>> Begin

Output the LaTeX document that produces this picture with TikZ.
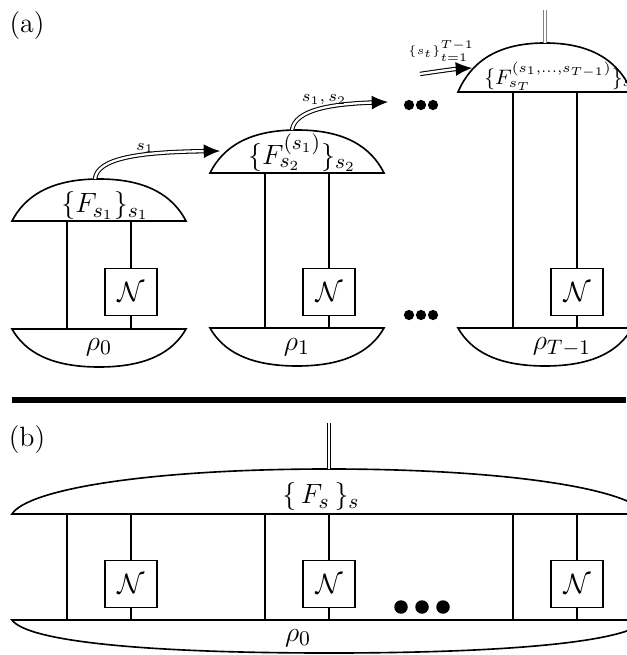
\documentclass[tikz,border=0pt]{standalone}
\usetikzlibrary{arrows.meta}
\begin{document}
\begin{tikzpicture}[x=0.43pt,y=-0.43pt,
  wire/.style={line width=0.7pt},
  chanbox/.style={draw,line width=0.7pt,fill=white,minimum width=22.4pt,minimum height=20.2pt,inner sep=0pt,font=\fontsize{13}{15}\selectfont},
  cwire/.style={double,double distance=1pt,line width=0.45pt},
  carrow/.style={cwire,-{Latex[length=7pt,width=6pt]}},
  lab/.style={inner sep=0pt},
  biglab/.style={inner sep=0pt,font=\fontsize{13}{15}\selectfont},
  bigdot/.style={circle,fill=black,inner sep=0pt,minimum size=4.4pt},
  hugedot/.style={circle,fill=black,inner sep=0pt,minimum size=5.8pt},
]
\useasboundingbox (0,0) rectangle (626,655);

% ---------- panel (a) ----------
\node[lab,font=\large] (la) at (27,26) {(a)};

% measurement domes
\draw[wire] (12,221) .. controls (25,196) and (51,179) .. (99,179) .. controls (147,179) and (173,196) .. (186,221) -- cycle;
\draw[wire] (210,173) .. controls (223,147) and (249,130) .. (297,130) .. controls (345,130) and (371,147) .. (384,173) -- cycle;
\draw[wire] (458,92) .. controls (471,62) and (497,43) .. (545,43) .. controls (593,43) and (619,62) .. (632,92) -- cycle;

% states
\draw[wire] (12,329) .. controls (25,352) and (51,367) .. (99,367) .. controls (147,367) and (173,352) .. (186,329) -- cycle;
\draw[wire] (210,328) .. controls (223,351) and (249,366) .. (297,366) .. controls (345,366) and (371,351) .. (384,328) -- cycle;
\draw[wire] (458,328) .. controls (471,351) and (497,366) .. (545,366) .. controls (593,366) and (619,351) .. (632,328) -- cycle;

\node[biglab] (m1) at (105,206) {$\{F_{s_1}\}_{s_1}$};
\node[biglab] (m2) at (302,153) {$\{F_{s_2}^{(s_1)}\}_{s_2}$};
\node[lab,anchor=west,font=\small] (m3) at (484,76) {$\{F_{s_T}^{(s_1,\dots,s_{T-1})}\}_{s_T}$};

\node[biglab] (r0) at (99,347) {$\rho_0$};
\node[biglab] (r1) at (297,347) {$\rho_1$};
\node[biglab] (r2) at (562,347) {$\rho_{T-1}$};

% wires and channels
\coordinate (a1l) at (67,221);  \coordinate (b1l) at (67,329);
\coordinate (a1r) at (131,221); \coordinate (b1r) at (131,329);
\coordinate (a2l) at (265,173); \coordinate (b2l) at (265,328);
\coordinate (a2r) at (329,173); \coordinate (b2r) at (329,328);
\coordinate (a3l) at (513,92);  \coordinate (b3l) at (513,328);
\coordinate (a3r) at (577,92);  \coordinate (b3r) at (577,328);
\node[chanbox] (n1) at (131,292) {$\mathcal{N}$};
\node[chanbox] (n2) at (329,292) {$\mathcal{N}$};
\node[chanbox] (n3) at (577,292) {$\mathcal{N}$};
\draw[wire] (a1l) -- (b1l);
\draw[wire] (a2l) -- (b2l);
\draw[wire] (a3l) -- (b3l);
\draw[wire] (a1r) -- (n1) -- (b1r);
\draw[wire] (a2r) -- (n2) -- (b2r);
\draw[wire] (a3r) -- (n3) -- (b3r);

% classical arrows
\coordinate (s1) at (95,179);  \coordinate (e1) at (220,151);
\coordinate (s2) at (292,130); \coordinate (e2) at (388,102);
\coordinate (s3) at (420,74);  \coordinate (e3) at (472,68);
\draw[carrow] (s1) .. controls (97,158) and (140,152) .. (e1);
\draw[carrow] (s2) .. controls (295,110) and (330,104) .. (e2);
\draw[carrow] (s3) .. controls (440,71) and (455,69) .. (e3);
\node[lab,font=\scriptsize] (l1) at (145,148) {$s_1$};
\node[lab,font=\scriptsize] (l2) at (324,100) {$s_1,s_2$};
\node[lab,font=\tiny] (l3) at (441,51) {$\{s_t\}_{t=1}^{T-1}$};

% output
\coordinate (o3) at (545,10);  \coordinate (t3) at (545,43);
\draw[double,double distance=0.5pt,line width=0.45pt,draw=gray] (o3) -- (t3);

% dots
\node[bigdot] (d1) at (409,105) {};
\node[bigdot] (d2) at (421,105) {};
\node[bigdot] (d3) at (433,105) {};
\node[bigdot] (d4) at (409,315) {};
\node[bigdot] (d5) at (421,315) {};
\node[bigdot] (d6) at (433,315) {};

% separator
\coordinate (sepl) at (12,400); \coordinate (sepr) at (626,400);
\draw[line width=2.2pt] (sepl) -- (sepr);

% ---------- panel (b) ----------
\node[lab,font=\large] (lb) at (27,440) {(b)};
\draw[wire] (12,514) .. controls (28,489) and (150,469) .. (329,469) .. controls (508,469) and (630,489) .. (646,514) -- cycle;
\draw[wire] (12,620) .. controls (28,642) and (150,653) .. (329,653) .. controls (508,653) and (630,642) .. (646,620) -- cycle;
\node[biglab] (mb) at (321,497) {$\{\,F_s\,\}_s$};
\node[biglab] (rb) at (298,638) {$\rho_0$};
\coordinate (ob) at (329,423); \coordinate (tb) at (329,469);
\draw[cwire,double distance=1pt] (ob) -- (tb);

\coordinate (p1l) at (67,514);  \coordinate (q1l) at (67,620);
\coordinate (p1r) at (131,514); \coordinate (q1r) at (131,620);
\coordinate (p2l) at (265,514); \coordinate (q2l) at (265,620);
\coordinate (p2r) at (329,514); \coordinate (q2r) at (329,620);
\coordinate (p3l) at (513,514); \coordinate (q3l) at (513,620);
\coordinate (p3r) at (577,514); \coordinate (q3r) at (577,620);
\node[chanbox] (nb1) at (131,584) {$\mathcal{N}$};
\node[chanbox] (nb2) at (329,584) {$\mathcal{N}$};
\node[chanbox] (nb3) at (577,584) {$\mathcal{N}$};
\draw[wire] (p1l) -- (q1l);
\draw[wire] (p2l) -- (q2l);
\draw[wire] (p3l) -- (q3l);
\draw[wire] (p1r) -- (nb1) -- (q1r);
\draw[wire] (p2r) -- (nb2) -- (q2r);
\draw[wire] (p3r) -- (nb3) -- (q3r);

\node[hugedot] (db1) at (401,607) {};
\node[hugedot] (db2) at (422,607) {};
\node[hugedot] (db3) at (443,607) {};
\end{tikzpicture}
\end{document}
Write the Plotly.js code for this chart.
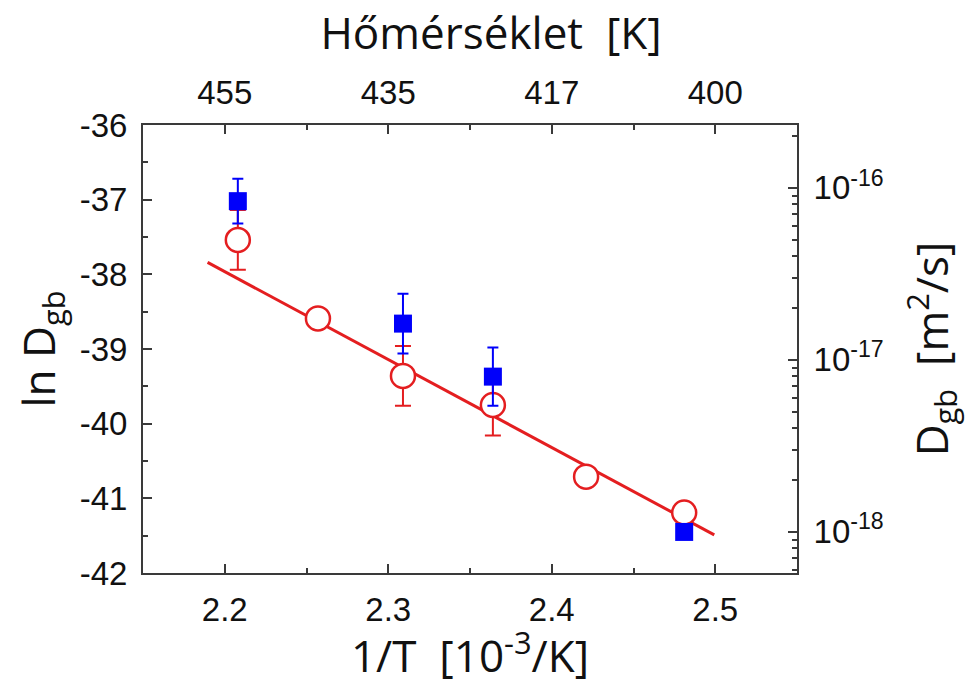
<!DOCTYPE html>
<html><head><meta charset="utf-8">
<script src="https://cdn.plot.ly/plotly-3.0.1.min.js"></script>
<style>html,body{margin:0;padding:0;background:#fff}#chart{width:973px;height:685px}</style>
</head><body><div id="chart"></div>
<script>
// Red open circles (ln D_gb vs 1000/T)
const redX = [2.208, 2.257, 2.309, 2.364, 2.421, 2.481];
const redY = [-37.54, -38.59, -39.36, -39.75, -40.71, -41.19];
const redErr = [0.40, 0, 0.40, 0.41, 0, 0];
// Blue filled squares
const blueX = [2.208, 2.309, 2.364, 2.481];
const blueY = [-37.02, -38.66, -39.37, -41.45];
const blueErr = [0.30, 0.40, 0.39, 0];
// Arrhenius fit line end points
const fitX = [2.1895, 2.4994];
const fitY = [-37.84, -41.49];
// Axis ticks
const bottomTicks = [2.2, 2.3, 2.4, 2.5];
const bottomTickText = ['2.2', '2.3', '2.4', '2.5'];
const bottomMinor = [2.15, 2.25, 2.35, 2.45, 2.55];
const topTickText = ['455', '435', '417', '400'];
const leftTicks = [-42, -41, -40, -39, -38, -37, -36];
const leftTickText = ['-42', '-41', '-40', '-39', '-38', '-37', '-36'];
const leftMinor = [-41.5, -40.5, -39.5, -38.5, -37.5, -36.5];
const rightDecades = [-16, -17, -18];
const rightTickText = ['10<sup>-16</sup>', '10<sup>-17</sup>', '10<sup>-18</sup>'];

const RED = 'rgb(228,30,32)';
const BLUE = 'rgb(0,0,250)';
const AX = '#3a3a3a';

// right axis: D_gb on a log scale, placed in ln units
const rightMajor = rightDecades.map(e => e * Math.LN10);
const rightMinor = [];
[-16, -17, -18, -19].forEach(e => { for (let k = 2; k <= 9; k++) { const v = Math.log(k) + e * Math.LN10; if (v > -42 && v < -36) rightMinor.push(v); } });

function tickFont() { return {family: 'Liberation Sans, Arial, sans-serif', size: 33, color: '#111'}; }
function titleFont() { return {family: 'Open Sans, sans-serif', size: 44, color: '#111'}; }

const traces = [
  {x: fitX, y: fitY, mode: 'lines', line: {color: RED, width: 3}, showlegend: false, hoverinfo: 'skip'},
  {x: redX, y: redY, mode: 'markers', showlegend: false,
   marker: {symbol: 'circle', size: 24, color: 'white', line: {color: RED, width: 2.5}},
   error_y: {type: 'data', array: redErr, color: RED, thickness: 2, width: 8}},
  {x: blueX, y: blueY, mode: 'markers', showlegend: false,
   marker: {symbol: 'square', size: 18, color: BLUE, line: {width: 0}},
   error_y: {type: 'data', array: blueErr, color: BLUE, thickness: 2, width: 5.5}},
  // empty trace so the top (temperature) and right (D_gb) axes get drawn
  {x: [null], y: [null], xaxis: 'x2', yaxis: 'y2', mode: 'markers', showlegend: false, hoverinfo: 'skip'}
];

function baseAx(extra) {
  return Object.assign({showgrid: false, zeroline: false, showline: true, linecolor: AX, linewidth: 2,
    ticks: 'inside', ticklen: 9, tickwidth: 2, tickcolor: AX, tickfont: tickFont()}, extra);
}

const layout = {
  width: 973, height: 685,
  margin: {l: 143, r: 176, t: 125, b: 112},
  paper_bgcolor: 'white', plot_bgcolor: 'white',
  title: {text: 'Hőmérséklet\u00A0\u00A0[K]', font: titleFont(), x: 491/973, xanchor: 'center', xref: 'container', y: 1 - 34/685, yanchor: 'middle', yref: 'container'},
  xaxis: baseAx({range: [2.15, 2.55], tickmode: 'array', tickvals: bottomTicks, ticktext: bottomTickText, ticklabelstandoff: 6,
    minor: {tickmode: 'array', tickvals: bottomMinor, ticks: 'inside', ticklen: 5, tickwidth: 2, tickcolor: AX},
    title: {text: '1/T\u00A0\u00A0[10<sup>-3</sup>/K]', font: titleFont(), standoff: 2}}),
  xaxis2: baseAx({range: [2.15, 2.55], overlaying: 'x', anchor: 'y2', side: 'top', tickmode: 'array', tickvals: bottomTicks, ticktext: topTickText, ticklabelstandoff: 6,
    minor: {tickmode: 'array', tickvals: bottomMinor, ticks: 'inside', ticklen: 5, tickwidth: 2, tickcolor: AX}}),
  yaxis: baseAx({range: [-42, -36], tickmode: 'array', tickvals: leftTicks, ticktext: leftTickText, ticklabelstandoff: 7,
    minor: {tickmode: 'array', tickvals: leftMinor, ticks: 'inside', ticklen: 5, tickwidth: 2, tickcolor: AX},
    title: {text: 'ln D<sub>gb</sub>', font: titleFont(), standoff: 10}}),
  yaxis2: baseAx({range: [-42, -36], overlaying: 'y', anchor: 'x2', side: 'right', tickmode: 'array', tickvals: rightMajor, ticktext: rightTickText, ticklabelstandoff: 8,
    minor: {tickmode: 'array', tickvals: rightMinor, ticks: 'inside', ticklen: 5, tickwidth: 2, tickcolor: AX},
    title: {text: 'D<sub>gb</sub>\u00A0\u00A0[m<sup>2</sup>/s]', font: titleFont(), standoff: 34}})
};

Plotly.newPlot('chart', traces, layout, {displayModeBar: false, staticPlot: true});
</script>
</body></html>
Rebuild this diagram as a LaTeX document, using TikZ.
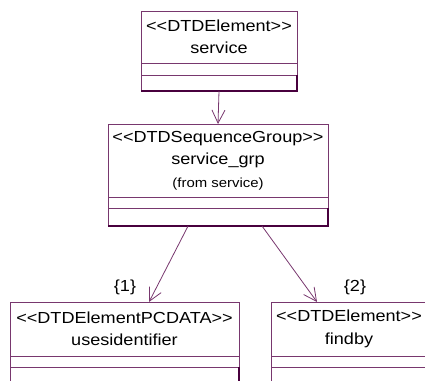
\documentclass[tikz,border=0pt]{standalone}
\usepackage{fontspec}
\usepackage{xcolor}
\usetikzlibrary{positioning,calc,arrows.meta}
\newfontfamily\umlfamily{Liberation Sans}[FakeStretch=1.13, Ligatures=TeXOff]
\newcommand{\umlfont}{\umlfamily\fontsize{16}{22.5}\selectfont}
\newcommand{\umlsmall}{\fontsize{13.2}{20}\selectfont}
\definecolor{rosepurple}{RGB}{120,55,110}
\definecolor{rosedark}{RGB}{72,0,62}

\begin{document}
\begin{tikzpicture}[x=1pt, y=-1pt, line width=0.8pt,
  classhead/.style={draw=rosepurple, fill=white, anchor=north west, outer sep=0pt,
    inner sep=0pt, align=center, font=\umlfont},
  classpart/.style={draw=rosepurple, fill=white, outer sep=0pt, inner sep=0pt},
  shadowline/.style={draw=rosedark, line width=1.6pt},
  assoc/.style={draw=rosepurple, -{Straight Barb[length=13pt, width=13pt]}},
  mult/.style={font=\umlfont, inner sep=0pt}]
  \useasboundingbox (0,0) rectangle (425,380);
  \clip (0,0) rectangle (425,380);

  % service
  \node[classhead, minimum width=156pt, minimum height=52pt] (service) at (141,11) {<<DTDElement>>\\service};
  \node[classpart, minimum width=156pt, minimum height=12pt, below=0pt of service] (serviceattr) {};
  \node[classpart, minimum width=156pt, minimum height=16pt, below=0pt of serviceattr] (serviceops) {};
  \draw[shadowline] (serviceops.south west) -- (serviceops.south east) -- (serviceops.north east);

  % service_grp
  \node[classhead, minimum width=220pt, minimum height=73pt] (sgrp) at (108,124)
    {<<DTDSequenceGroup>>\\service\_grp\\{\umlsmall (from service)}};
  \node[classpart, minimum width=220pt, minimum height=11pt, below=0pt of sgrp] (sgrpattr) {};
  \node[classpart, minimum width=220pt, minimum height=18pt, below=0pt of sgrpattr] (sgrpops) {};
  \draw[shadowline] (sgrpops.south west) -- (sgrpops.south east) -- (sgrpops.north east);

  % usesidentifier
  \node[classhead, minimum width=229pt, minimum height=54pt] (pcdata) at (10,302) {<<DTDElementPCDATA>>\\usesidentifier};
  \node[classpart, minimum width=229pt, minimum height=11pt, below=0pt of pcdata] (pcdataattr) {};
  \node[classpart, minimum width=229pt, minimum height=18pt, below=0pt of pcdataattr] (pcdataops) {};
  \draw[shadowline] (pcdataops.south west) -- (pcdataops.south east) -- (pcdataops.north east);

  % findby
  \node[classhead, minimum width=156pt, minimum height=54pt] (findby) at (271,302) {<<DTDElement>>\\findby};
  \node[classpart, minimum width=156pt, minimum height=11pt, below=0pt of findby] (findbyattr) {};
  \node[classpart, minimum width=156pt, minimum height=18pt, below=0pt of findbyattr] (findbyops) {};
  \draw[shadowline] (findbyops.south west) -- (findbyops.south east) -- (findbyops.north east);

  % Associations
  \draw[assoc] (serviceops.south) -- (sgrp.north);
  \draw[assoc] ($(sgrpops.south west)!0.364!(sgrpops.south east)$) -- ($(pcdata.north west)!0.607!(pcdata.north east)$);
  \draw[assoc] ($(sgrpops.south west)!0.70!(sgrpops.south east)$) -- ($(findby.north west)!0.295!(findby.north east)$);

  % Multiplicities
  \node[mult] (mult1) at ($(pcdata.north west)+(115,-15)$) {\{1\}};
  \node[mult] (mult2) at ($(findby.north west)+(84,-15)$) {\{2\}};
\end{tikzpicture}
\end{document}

>> End

> **EXERCISE**
Every line from the start of the listing above through the line with "(632,92) -- cycle;" should be repeated exactly; skip the pictures and add nothing else.

> **OUTPUT**
Output the LaTeX document that produces this picture with TikZ.
\documentclass[tikz,border=0pt]{standalone}
\usetikzlibrary{arrows.meta}
\begin{document}
\begin{tikzpicture}[x=0.43pt,y=-0.43pt,
  wire/.style={line width=0.7pt},
  chanbox/.style={draw,line width=0.7pt,fill=white,minimum width=22.4pt,minimum height=20.2pt,inner sep=0pt,font=\fontsize{13}{15}\selectfont},
  cwire/.style={double,double distance=1pt,line width=0.45pt},
  carrow/.style={cwire,-{Latex[length=7pt,width=6pt]}},
  lab/.style={inner sep=0pt},
  biglab/.style={inner sep=0pt,font=\fontsize{13}{15}\selectfont},
  bigdot/.style={circle,fill=black,inner sep=0pt,minimum size=4.4pt},
  hugedot/.style={circle,fill=black,inner sep=0pt,minimum size=5.8pt},
]
\useasboundingbox (0,0) rectangle (626,655);

% ---------- panel (a) ----------
\node[lab,font=\large] (la) at (27,26) {(a)};

% measurement domes
\draw[wire] (12,221) .. controls (25,196) and (51,179) .. (99,179) .. controls (147,179) and (173,196) .. (186,221) -- cycle;
\draw[wire] (210,173) .. controls (223,147) and (249,130) .. (297,130) .. controls (345,130) and (371,147) .. (384,173) -- cycle;
\draw[wire] (458,92) .. controls (471,62) and (497,43) .. (545,43) .. controls (593,43) and (619,62) .. (632,92) -- cycle;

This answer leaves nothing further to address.